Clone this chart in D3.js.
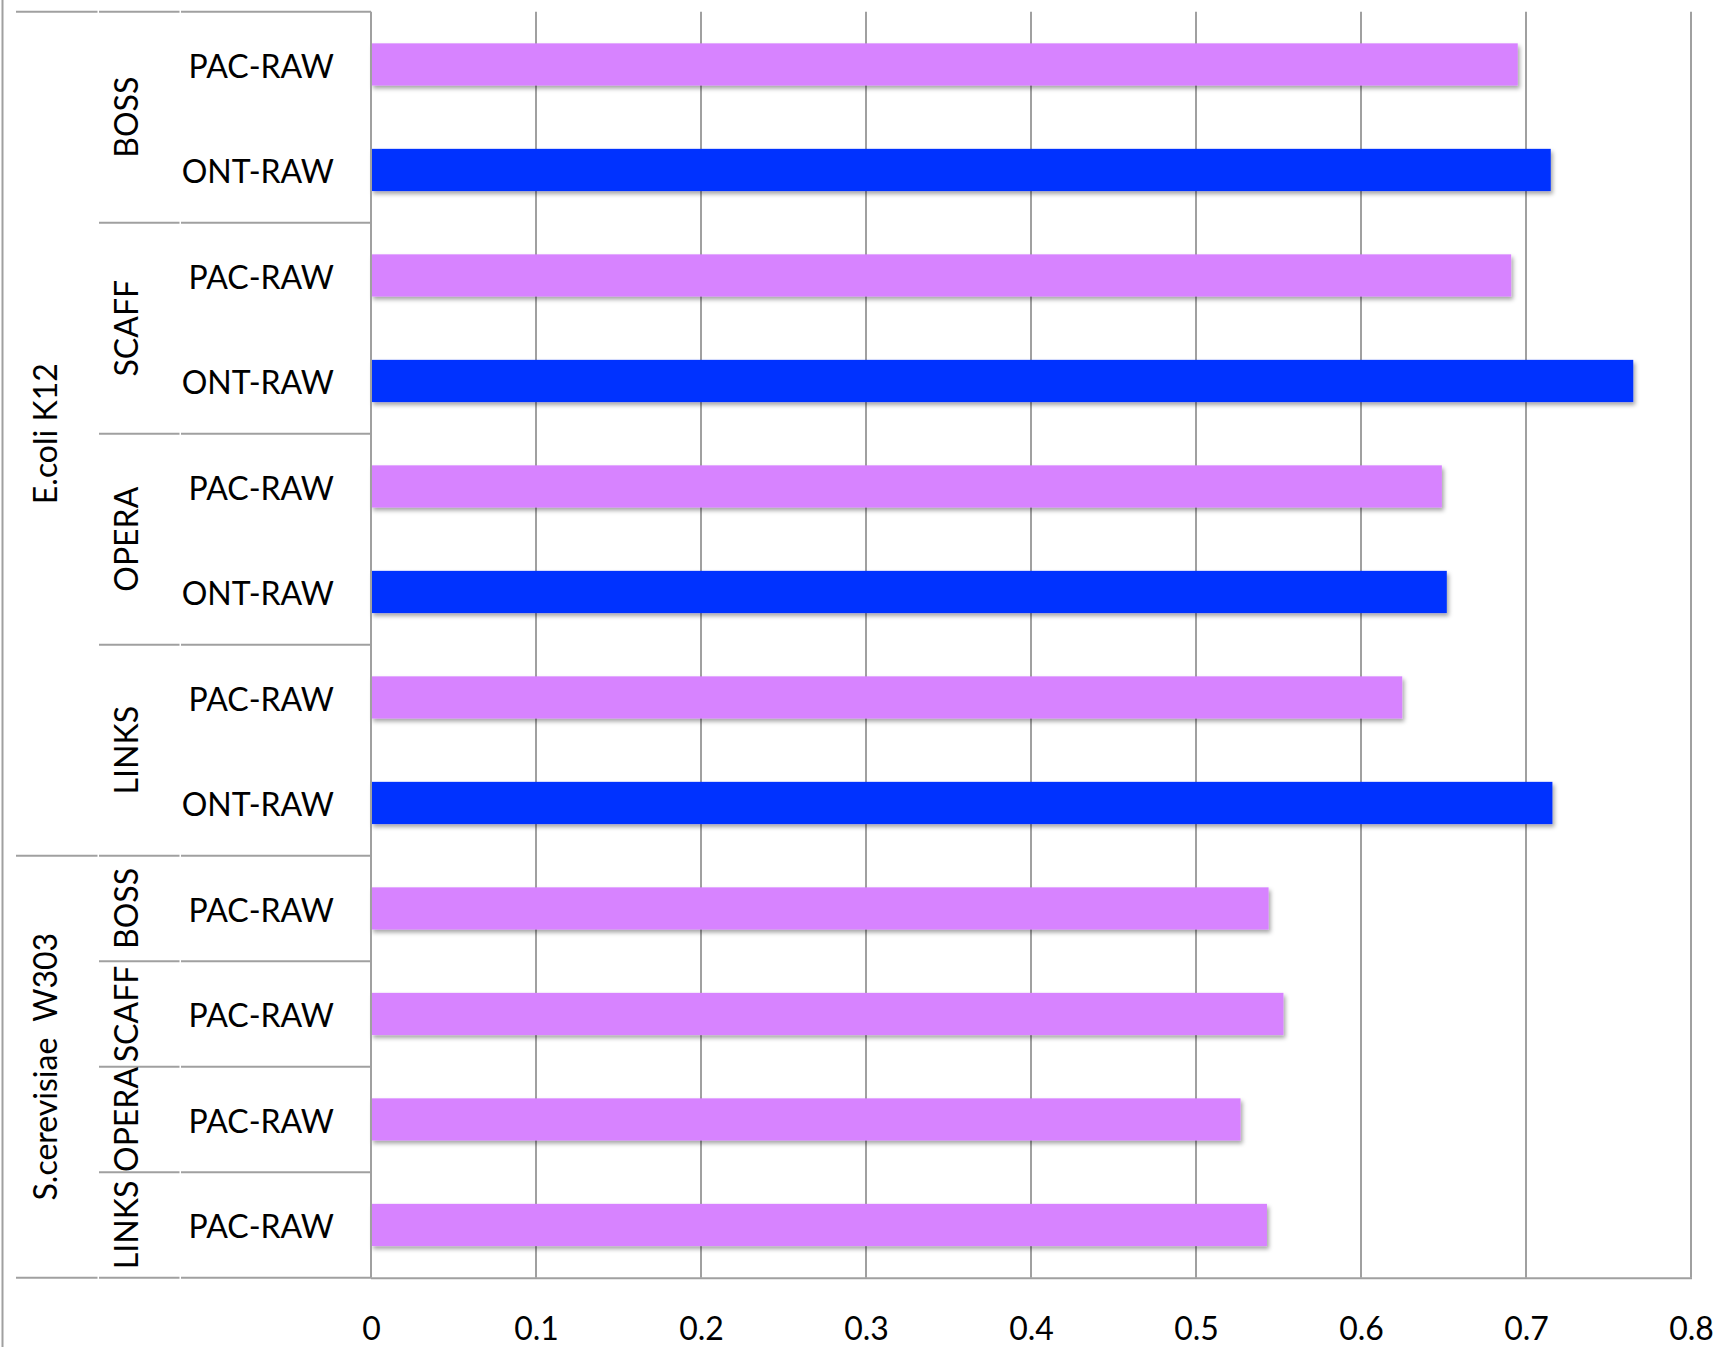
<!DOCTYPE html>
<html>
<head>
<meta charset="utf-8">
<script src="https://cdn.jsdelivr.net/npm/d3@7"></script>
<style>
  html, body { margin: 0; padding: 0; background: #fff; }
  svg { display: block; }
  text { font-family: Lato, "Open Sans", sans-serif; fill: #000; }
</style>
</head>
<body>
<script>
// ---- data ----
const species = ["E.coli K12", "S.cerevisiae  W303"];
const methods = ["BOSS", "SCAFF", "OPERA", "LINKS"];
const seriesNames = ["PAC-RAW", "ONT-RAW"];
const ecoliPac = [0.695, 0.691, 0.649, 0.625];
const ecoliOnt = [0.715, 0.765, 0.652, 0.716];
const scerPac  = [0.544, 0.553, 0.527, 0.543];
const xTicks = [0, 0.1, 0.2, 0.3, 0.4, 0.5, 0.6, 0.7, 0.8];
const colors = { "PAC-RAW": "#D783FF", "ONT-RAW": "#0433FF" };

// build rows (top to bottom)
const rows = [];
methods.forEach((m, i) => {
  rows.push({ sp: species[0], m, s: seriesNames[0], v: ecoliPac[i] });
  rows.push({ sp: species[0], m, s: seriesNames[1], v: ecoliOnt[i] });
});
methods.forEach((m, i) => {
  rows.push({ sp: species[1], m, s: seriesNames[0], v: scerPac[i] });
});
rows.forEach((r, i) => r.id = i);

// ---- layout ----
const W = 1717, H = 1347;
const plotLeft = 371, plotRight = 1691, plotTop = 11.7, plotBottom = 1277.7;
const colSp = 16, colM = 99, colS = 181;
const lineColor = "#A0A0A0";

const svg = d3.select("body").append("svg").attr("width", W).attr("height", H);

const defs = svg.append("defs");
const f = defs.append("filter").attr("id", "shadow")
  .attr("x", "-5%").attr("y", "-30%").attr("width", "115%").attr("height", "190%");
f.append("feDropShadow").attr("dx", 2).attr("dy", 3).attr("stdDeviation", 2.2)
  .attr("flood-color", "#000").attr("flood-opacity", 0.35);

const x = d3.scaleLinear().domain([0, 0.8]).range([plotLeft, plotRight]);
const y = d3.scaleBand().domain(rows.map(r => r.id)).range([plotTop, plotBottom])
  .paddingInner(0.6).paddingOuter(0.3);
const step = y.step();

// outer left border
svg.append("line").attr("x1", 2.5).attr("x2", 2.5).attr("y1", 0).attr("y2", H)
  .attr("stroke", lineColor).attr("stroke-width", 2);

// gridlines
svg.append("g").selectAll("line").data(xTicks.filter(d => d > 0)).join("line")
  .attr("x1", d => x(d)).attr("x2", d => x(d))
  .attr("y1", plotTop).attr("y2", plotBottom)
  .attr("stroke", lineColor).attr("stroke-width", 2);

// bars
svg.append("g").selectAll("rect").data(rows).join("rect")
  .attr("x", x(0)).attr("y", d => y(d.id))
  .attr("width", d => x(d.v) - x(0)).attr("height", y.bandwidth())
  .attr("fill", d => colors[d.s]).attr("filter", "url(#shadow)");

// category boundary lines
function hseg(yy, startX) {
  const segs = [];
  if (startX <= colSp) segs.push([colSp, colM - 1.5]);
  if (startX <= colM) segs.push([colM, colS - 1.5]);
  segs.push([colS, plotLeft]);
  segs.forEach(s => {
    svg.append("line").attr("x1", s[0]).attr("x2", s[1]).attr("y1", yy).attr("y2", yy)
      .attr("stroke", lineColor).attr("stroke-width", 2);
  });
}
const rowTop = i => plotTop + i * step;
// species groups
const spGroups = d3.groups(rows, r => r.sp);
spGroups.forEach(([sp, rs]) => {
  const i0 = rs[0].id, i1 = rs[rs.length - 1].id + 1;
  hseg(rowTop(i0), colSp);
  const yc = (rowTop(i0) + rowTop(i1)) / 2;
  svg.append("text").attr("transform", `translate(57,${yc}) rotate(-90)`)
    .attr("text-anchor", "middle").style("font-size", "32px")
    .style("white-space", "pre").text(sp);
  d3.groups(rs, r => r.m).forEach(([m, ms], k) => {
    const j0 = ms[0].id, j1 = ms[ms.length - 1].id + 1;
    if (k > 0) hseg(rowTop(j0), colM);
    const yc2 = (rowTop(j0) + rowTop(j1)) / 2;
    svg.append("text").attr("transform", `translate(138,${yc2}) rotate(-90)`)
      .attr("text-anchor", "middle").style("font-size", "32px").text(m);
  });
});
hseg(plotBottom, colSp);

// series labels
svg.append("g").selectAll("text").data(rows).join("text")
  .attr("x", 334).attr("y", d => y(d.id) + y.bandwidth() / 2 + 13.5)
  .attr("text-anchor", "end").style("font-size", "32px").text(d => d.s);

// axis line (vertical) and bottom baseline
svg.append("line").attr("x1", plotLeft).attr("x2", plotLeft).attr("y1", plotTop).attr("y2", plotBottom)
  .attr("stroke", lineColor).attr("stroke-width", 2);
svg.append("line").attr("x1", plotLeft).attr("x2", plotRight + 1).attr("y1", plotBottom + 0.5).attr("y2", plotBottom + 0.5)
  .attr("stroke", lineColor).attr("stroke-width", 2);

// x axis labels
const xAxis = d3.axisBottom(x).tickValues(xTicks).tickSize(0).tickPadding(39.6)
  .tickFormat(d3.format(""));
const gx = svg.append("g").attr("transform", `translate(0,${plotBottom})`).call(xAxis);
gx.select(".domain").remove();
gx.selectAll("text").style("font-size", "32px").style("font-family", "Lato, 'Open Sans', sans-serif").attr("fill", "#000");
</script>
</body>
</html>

════════════════

--- Written exercise ---
Make an exact copy of the data, leaving its pictures out.

--- Answer in full ---
Clone this chart in D3.js.
<!DOCTYPE html>
<html>
<head>
<meta charset="utf-8">
<script src="https://cdn.jsdelivr.net/npm/d3@7"></script>
<style>
  html, body { margin: 0; padding: 0; background: #fff; }
  svg { display: block; }
  text { font-family: Lato, "Open Sans", sans-serif; fill: #000; }
</style>
</head>
<body>
<script>
// ---- data ----
const species = ["E.coli K12", "S.cerevisiae  W303"];
const methods = ["BOSS", "SCAFF", "OPERA", "LINKS"];
const seriesNames = ["PAC-RAW", "ONT-RAW"];
const ecoliPac = [0.695, 0.691, 0.649, 0.625];
const ecoliOnt = [0.715, 0.765, 0.652, 0.716];
const scerPac  = [0.544, 0.553, 0.527, 0.543];
const xTicks = [0, 0.1, 0.2, 0.3, 0.4, 0.5, 0.6, 0.7, 0.8];
const colors = { "PAC-RAW": "#D783FF", "ONT-RAW": "#0433FF" };

// build rows (top to bottom)
const rows = [];
methods.forEach((m, i) => {
  rows.push({ sp: species[0], m, s: seriesNames[0], v: ecoliPac[i] });
  rows.push({ sp: species[0], m, s: seriesNames[1], v: ecoliOnt[i] });
});
methods.forEach((m, i) => {
  rows.push({ sp: species[1], m, s: seriesNames[0], v: scerPac[i] });
});
rows.forEach((r, i) => r.id = i);

// ---- layout ----
const W = 1717, H = 1347;
const plotLeft = 371, plotRight = 1691, plotTop = 11.7, plotBottom = 1277.7;
const colSp = 16, colM = 99, colS = 181;
const lineColor = "#A0A0A0";

const svg = d3.select("body").append("svg").attr("width", W).attr("height", H);

const defs = svg.append("defs");
const f = defs.append("filter").attr("id", "shadow")
  .attr("x", "-5%").attr("y", "-30%").attr("width", "115%").attr("height", "190%");
f.append("feDropShadow").attr("dx", 2).attr("dy", 3).attr("stdDeviation", 2.2)
  .attr("flood-color", "#000").attr("flood-opacity", 0.35);

const x = d3.scaleLinear().domain([0, 0.8]).range([plotLeft, plotRight]);
const y = d3.scaleBand().domain(rows.map(r => r.id)).range([plotTop, plotBottom])
  .paddingInner(0.6).paddingOuter(0.3);
const step = y.step();

// outer left border
svg.append("line").attr("x1", 2.5).attr("x2", 2.5).attr("y1", 0).attr("y2", H)
  .attr("stroke", lineColor).attr("stroke-width", 2);

// gridlines
svg.append("g").selectAll("line").data(xTicks.filter(d => d > 0)).join("line")
  .attr("x1", d => x(d)).attr("x2", d => x(d))
  .attr("y1", plotTop).attr("y2", plotBottom)
  .attr("stroke", lineColor).attr("stroke-width", 2);

// bars
svg.append("g").selectAll("rect").data(rows).join("rect")
  .attr("x", x(0)).attr("y", d => y(d.id))
  .attr("width", d => x(d.v) - x(0)).attr("height", y.bandwidth())
  .attr("fill", d => colors[d.s]).attr("filter", "url(#shadow)");

// category boundary lines
function hseg(yy, startX) {
  const segs = [];
  if (startX <= colSp) segs.push([colSp, colM - 1.5]);
  if (startX <= colM) segs.push([colM, colS - 1.5]);
  segs.push([colS, plotLeft]);
  segs.forEach(s => {
    svg.append("line").attr("x1", s[0]).attr("x2", s[1]).attr("y1", yy).attr("y2", yy)
      .attr("stroke", lineColor).attr("stroke-width", 2);
  });
}
const rowTop = i => plotTop + i * step;
// species groups
const spGroups = d3.groups(rows, r => r.sp);
spGroups.forEach(([sp, rs]) => {
  const i0 = rs[0].id, i1 = rs[rs.length - 1].id + 1;
  hseg(rowTop(i0), colSp);
  const yc = (rowTop(i0) + rowTop(i1)) / 2;
  svg.append("text").attr("transform", `translate(57,${yc}) rotate(-90)`)
    .attr("text-anchor", "middle").style("font-size", "32px")
    .style("white-space", "pre").text(sp);
  d3.groups(rs, r => r.m).forEach(([m, ms], k) => {
    const j0 = ms[0].id, j1 = ms[ms.length - 1].id + 1;
    if (k > 0) hseg(rowTop(j0), colM);
    const yc2 = (rowTop(j0) + rowTop(j1)) / 2;
    svg.append("text").attr("transform", `translate(138,${yc2}) rotate(-90)`)
      .attr("text-anchor", "middle").style("font-size", "32px").text(m);
  });
});
hseg(plotBottom, colSp);

// series labels
svg.append("g").selectAll("text").data(rows).join("text")
  .attr("x", 334).attr("y", d => y(d.id) + y.bandwidth() / 2 + 13.5)
  .attr("text-anchor", "end").style("font-size", "32px").text(d => d.s);

// axis line (vertical) and bottom baseline
svg.append("line").attr("x1", plotLeft).attr("x2", plotLeft).attr("y1", plotTop).attr("y2", plotBottom)
  .attr("stroke", lineColor).attr("stroke-width", 2);
svg.append("line").attr("x1", plotLeft).attr("x2", plotRight + 1).attr("y1", plotBottom + 0.5).attr("y2", plotBottom + 0.5)
  .attr("stroke", lineColor).attr("stroke-width", 2);

// x axis labels
const xAxis = d3.axisBottom(x).tickValues(xTicks).tickSize(0).tickPadding(39.6)
  .tickFormat(d3.format(""));
const gx = svg.append("g").attr("transform", `translate(0,${plotBottom})`).call(xAxis);
gx.select(".domain").remove();
gx.selectAll("text").style("font-size", "32px").style("font-family", "Lato, 'Open Sans', sans-serif").attr("fill", "#000");
</script>
</body>
</html>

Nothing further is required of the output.